## Start SUPPLIED DATA
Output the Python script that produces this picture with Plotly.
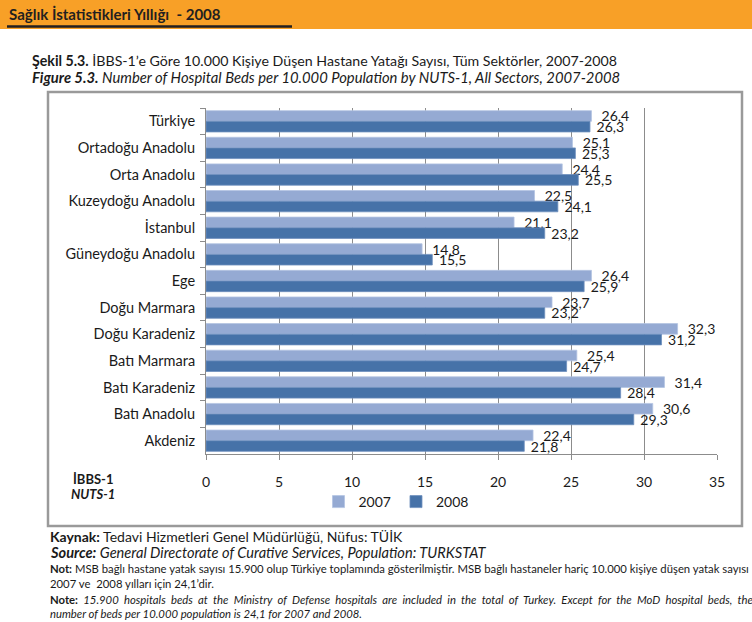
import plotly.graph_objects as go

regions = ["Türkiye", "Ortadoğu Anadolu", "Orta Anadolu", "Kuzeydoğu Anadolu", "İstanbul",
           "Güneydoğu Anadolu", "Ege", "Doğu Marmara", "Doğu Karadeniz", "Batı Marmara",
           "Batı Karadeniz", "Batı Anadolu", "Akdeniz"]
beds_2007 = [26.4, 25.1, 24.4, 22.5, 21.1, 14.8, 26.4, 23.7, 32.3, 25.4, 31.4, 30.6, 22.4]
beds_2008 = [26.3, 25.3, 25.5, 24.1, 23.2, 15.5, 25.9, 23.2, 31.2, 24.7, 28.4, 29.3, 21.8]
x_ticks = [0, 5, 10, 15, 20, 25, 30, 35]

W, H = 752, 622
L, R, T, B = 206, 717, 108, 454
FONT = "Lato"
TXT = "#1a1a1a"

def px(x):
    return (x - L) / (R - L)

def py(y):
    return (B - y) / (B - T)

def justify(s):
    # widen word spacing to mimic the justified paragraph of the reference
    return s.replace(" ", " \u00a0")

fig = go.Figure()
fig.add_trace(go.Bar(
    y=regions, x=beds_2007, name="2007", orientation="h",
    marker=dict(color="#95AAD3", line=dict(color="#B4C4E2", width=0.8)),
    texttemplate="\u00a0\u00a0%{x:.1f}", textposition="outside", constraintext="none",
    textfont=dict(family=FONT, size=14, color=TXT), cliponaxis=False,
))
fig.add_trace(go.Bar(
    y=regions, x=beds_2008, name="2008", orientation="h",
    marker=dict(color="#4672A8", line=dict(color="#6E8FBE", width=0.8)),
    texttemplate="\u00a0%{x:.1f}", textposition="outside", constraintext="none",
    textfont=dict(family=FONT, size=14, color=TXT), cliponaxis=False,
))

shapes = [
    dict(type="rect", xref="paper", yref="paper", x0=px(0), x1=px(W), y0=py(29), y1=py(0),
         fillcolor="#F8A027", line=dict(width=0), layer="below"),
    dict(type="line", xref="paper", yref="paper", x0=px(7), x1=px(292), y0=py(26.5), y1=py(26.5),
         line=dict(color="#231F20", width=2.5)),
    dict(type="rect", xref="paper", yref="paper", x0=px(48), x1=px(742), y0=py(526), y1=py(92),
         line=dict(color="#9A9A9A", width=2.5), layer="below"),
]

def ann(text, x, y, size=14, anchor="left"):
    return dict(text=text, xref="paper", yref="paper", x=px(x), y=py(y), xanchor=anchor,
                yanchor="middle", showarrow=False, font=dict(family=FONT, size=size, color=TXT))

NS = 11.3
annotations = [
    dict(text="<b>Sağlık İstatistikleri Yıllığı  - 2008</b>", xref="paper", yref="paper",
         x=px(7), y=py(14), xanchor="left", yanchor="middle", showarrow=False,
         font=dict(family=FONT, size=15, color="#231F20")),
    ann("<b>Şekil 5.3.</b> İBBS-1’e Göre 10.000 Kişiye Düşen Hastane Yatağı Sayısı, Tüm Sektörler, 2007-2008", 30, 60, size=14.2),
    ann("<i><b>Figure 5.3.</b> Number of Hospital Beds per 10.000 Population by NUTS-1, All Sectors, 2007-2008</i>", 30, 77, size=14.8),
    ann("<b>İBBS-1</b>", 93, 479, size=13, anchor="center"),
    ann("<b><i>NUTS-1</i></b>", 93, 494, size=13, anchor="center"),
    ann("<b>Kaynak:</b> Tedavi Hizmetleri Genel Müdürlüğü, Nüfus: TÜİK", 48, 536),
    ann("<b><i>Source:</i></b><i> General Directorate of Curative Services, Population: TURKSTAT</i>", 48, 552, size=14.6),
    ann("<b>Not:</b> MSB bağlı hastane yatak sayısı 15.900 olup Türkiye toplamında gösterilmiştir. MSB bağlı hastaneler hariç 10.000 kişiye düşen yatak sayısı", 48, 568, size=NS),
    ann("2007 ve  2008 yılları için 24,1’dir.", 48, 583, size=NS),
    ann("<b>Note:</b><i>" + justify(" 15.900 hospitals beds at the Ministry of Defense hospitals are included in the total of Turkey. Except for the MoD hospital beds, the") + "</i>", 48, 599, size=NS),
    ann("<i>number of beds per 10.000 population is 24,1 for 2007 and 2008.</i>", 48, 613, size=NS),
]

fig.update_layout(
    width=W, height=H, margin=dict(l=L, r=W - R, t=T, b=H - B),
    paper_bgcolor="white", plot_bgcolor="white",
    barmode="group", bargap=0.2, bargroupgap=0.0,
    separators=",.",
    font=dict(family=FONT, size=14, color=TXT),
    showlegend=True,
    legend=dict(orientation="h", x=px(396), y=py(502), xanchor="center", yanchor="middle",
                font=dict(family=FONT, size=14, color=TXT), traceorder="normal",
                bgcolor="rgba(0,0,0,0)", itemwidth=30, tracegroupgap=0),
    shapes=shapes, annotations=annotations,
    xaxis=dict(range=[0, 35], tickvals=x_ticks, ticktext=[str(v) for v in x_ticks],
               showgrid=True, gridcolor="#8C8C8C", gridwidth=1,
               showline=True, linecolor="#8C8C8C", linewidth=1,
               ticks="outside", ticklen=5, tickcolor="#8C8C8C",
               ticklabelstandoff=10, zeroline=False, fixedrange=True,
               tickfont=dict(family=FONT, size=14, color=TXT)),
    yaxis=dict(autorange="reversed", showgrid=False, showline=True, linecolor="#8C8C8C", linewidth=1,
               ticks="outside", ticklen=5, tickcolor="#8C8C8C", tickson="boundaries",
               ticklabelstandoff=7, fixedrange=True,
               tickfont=dict(family=FONT, size=14.5, color=TXT)),
)

fig.write_html("out.html")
## End SUPPLIED DATA
**WHAT TO PRODUCE:**
Copy the whole listing above word for word but do not carry over the pictures.

**EXERCISE SOLUTION:**
Output the Python script that produces this picture with Plotly.
import plotly.graph_objects as go

regions = ["Türkiye", "Ortadoğu Anadolu", "Orta Anadolu", "Kuzeydoğu Anadolu", "İstanbul",
           "Güneydoğu Anadolu", "Ege", "Doğu Marmara", "Doğu Karadeniz", "Batı Marmara",
           "Batı Karadeniz", "Batı Anadolu", "Akdeniz"]
beds_2007 = [26.4, 25.1, 24.4, 22.5, 21.1, 14.8, 26.4, 23.7, 32.3, 25.4, 31.4, 30.6, 22.4]
beds_2008 = [26.3, 25.3, 25.5, 24.1, 23.2, 15.5, 25.9, 23.2, 31.2, 24.7, 28.4, 29.3, 21.8]
x_ticks = [0, 5, 10, 15, 20, 25, 30, 35]

W, H = 752, 622
L, R, T, B = 206, 717, 108, 454
FONT = "Lato"
TXT = "#1a1a1a"

def px(x):
    return (x - L) / (R - L)

def py(y):
    return (B - y) / (B - T)

def justify(s):
    # widen word spacing to mimic the justified paragraph of the reference
    return s.replace(" ", " \u00a0")

fig = go.Figure()
fig.add_trace(go.Bar(
    y=regions, x=beds_2007, name="2007", orientation="h",
    marker=dict(color="#95AAD3", line=dict(color="#B4C4E2", width=0.8)),
    texttemplate="\u00a0\u00a0%{x:.1f}", textposition="outside", constraintext="none",
    textfont=dict(family=FONT, size=14, color=TXT), cliponaxis=False,
))
fig.add_trace(go.Bar(
    y=regions, x=beds_2008, name="2008", orientation="h",
    marker=dict(color="#4672A8", line=dict(color="#6E8FBE", width=0.8)),
    texttemplate="\u00a0%{x:.1f}", textposition="outside", constraintext="none",
    textfont=dict(family=FONT, size=14, color=TXT), cliponaxis=False,
))

shapes = [
    dict(type="rect", xref="paper", yref="paper", x0=px(0), x1=px(W), y0=py(29), y1=py(0),
         fillcolor="#F8A027", line=dict(width=0), layer="below"),
    dict(type="line", xref="paper", yref="paper", x0=px(7), x1=px(292), y0=py(26.5), y1=py(26.5),
         line=dict(color="#231F20", width=2.5)),
    dict(type="rect", xref="paper", yref="paper", x0=px(48), x1=px(742), y0=py(526), y1=py(92),
         line=dict(color="#9A9A9A", width=2.5), layer="below"),
]

def ann(text, x, y, size=14, anchor="left"):
    return dict(text=text, xref="paper", yref="paper", x=px(x), y=py(y), xanchor=anchor,
                yanchor="middle", showarrow=False, font=dict(family=FONT, size=size, color=TXT))

NS = 11.3
annotations = [
    dict(text="<b>Sağlık İstatistikleri Yıllığı  - 2008</b>", xref="paper", yref="paper",
         x=px(7), y=py(14), xanchor="left", yanchor="middle", showarrow=False,
         font=dict(family=FONT, size=15, color="#231F20")),
    ann("<b>Şekil 5.3.</b> İBBS-1’e Göre 10.000 Kişiye Düşen Hastane Yatağı Sayısı, Tüm Sektörler, 2007-2008", 30, 60, size=14.2),
    ann("<i><b>Figure 5.3.</b> Number of Hospital Beds per 10.000 Population by NUTS-1, All Sectors, 2007-2008</i>", 30, 77, size=14.8),
    ann("<b>İBBS-1</b>", 93, 479, size=13, anchor="center"),
    ann("<b><i>NUTS-1</i></b>", 93, 494, size=13, anchor="center"),
    ann("<b>Kaynak:</b> Tedavi Hizmetleri Genel Müdürlüğü, Nüfus: TÜİK", 48, 536),
    ann("<b><i>Source:</i></b><i> General Directorate of Curative Services, Population: TURKSTAT</i>", 48, 552, size=14.6),
    ann("<b>Not:</b> MSB bağlı hastane yatak sayısı 15.900 olup Türkiye toplamında gösterilmiştir. MSB bağlı hastaneler hariç 10.000 kişiye düşen yatak sayısı", 48, 568, size=NS),
    ann("2007 ve  2008 yılları için 24,1’dir.", 48, 583, size=NS),
    ann("<b>Note:</b><i>" + justify(" 15.900 hospitals beds at the Ministry of Defense hospitals are included in the total of Turkey. Except for the MoD hospital beds, the") + "</i>", 48, 599, size=NS),
    ann("<i>number of beds per 10.000 population is 24,1 for 2007 and 2008.</i>", 48, 613, size=NS),
]

fig.update_layout(
    width=W, height=H, margin=dict(l=L, r=W - R, t=T, b=H - B),
    paper_bgcolor="white", plot_bgcolor="white",
    barmode="group", bargap=0.2, bargroupgap=0.0,
    separators=",.",
    font=dict(family=FONT, size=14, color=TXT),
    showlegend=True,
    legend=dict(orientation="h", x=px(396), y=py(502), xanchor="center", yanchor="middle",
                font=dict(family=FONT, size=14, color=TXT), traceorder="normal",
                bgcolor="rgba(0,0,0,0)", itemwidth=30, tracegroupgap=0),
    shapes=shapes, annotations=annotations,
    xaxis=dict(range=[0, 35], tickvals=x_ticks, ticktext=[str(v) for v in x_ticks],
               showgrid=True, gridcolor="#8C8C8C", gridwidth=1,
               showline=True, linecolor="#8C8C8C", linewidth=1,
               ticks="outside", ticklen=5, tickcolor="#8C8C8C",
               ticklabelstandoff=10, zeroline=False, fixedrange=True,
               tickfont=dict(family=FONT, size=14, color=TXT)),
    yaxis=dict(autorange="reversed", showgrid=False, showline=True, linecolor="#8C8C8C", linewidth=1,
               ticks="outside", ticklen=5, tickcolor="#8C8C8C", tickson="boundaries",
               ticklabelstandoff=7, fixedrange=True,
               tickfont=dict(family=FONT, size=14.5, color=TXT)),
)

fig.write_html("out.html")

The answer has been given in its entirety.